╭──

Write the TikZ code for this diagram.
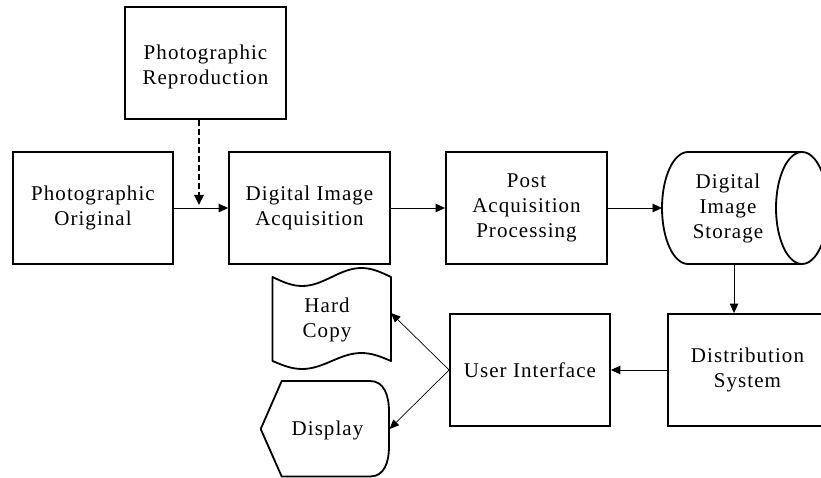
\documentclass[tikz,border=0pt]{standalone}
\usepackage{fontspec}
\setmainfont{Liberation Serif}[LetterSpace=5]
\usetikzlibrary{arrows.meta}
\begin{document}
\begin{tikzpicture}[x=1pt,y=-1pt,
  box/.style={draw, line width=1.8pt, minimum width=161pt, minimum height=112pt,
    align=center, inner sep=0pt, font=\fontsize{21}{25}\selectfont},
  lbl/.style={align=center, inner sep=0pt, font=\fontsize{21}{25}\selectfont},
  arr/.style={-{Triangle[length=9.5pt,width=8.5pt]}, line width=0.9pt},
  thinarr/.style={-{Triangle[length=9.5pt,width=8pt]}, line width=0.7pt},
  dasharr/.style={-{Triangle[length=10pt,width=9.5pt]}, line width=1.7pt, dash pattern=on 6pt off 3pt},
  outline/.style={line width=1.8pt, line join=round}]
\path[fill=white, use as bounding box] (0,0) rectangle (821,478);

% boxes
\node[box] (repro) at (205.5,63) {};
\node[lbl] (reprotxt) at (205.5,67) {Photographic\\Reproduction};
\node[box, minimum width=160pt] (orig) at (93,208) {Photographic\\Original};
\node[box] (acq) at (309.5,208) {Digital Image\\Acquisition};
\node[box] (post) at (526.5,208) {Post\\Acquisition\\Processing};
\node[box, minimum width=160pt] (ui) at (530,370) {User Interface};
\node[box, minimum width=159pt] (dist) at (747.5,370) {Distribution\\System};

% storage (cylinder)
\draw[outline] (688,152) -- (802,152) (802,264) -- (688,264)
  arc[start angle=270, end angle=90, x radius=26pt, y radius=56pt];
\draw[outline] (802,208) ellipse[x radius=26pt, y radius=56pt];
\node[lbl] (st) at (728,208) {Digital\\Image\\Storage};
\coordinate (stW) at (662,208);
\coordinate (stS) at (734,264);

% hard copy (punched tape)
\draw[outline] (272.5,277) sin (302.1,286) cos (331.75,277) sin (361.4,268) cos (391,277)
  -- (391,361) sin (361.4,353) cos (331.75,361) sin (302.1,369) cos (272.5,361) -- cycle;
\node[lbl] (hc) at (327,320) {Hard\\Copy};
\coordinate (hcE) at (391,313);

% display
\draw[outline] (281.7,381) -- (370,381) .. controls (384,381) and (389,395) .. (389,412)
  -- (389,446) .. controls (389,463) and (384,476.5) .. (370,476.5)
  -- (281.7,476.5) -- (260.7,429) -- cycle;
\node[lbl] (dp) at (327.5,430) {Display};
\coordinate (dpE) at (389.5,429);

% connectors
\coordinate (dashEnd) at (199,205);
\draw[dasharr] (repro.south -| dashEnd) -- (dashEnd);
\draw[arr] (orig) -- (acq);
\draw[arr] (acq) -- (post);
\draw[arr] (post) -- (stW);
\draw[arr] (stS) -- (stS |- dist.north);
\draw[arr] (dist) -- (ui);
\draw[thinarr] (ui.west) -- (hcE);
\draw[thinarr] (ui.west) -- (dpE);
\end{tikzpicture}
\end{document}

╰──

SHORT TASK:
Please quote the lines of the material, beginning with the first and ending with the one that contains "(0,0) rectangle (821,478);", exactly as written and without any pictures.

TASK ANSWER:
Write the TikZ code for this diagram.
\documentclass[tikz,border=0pt]{standalone}
\usepackage{fontspec}
\setmainfont{Liberation Serif}[LetterSpace=5]
\usetikzlibrary{arrows.meta}
\begin{document}
\begin{tikzpicture}[x=1pt,y=-1pt,
  box/.style={draw, line width=1.8pt, minimum width=161pt, minimum height=112pt,
    align=center, inner sep=0pt, font=\fontsize{21}{25}\selectfont},
  lbl/.style={align=center, inner sep=0pt, font=\fontsize{21}{25}\selectfont},
  arr/.style={-{Triangle[length=9.5pt,width=8.5pt]}, line width=0.9pt},
  thinarr/.style={-{Triangle[length=9.5pt,width=8pt]}, line width=0.7pt},
  dasharr/.style={-{Triangle[length=10pt,width=9.5pt]}, line width=1.7pt, dash pattern=on 6pt off 3pt},
  outline/.style={line width=1.8pt, line join=round}]
\path[fill=white, use as bounding box] (0,0) rectangle (821,478);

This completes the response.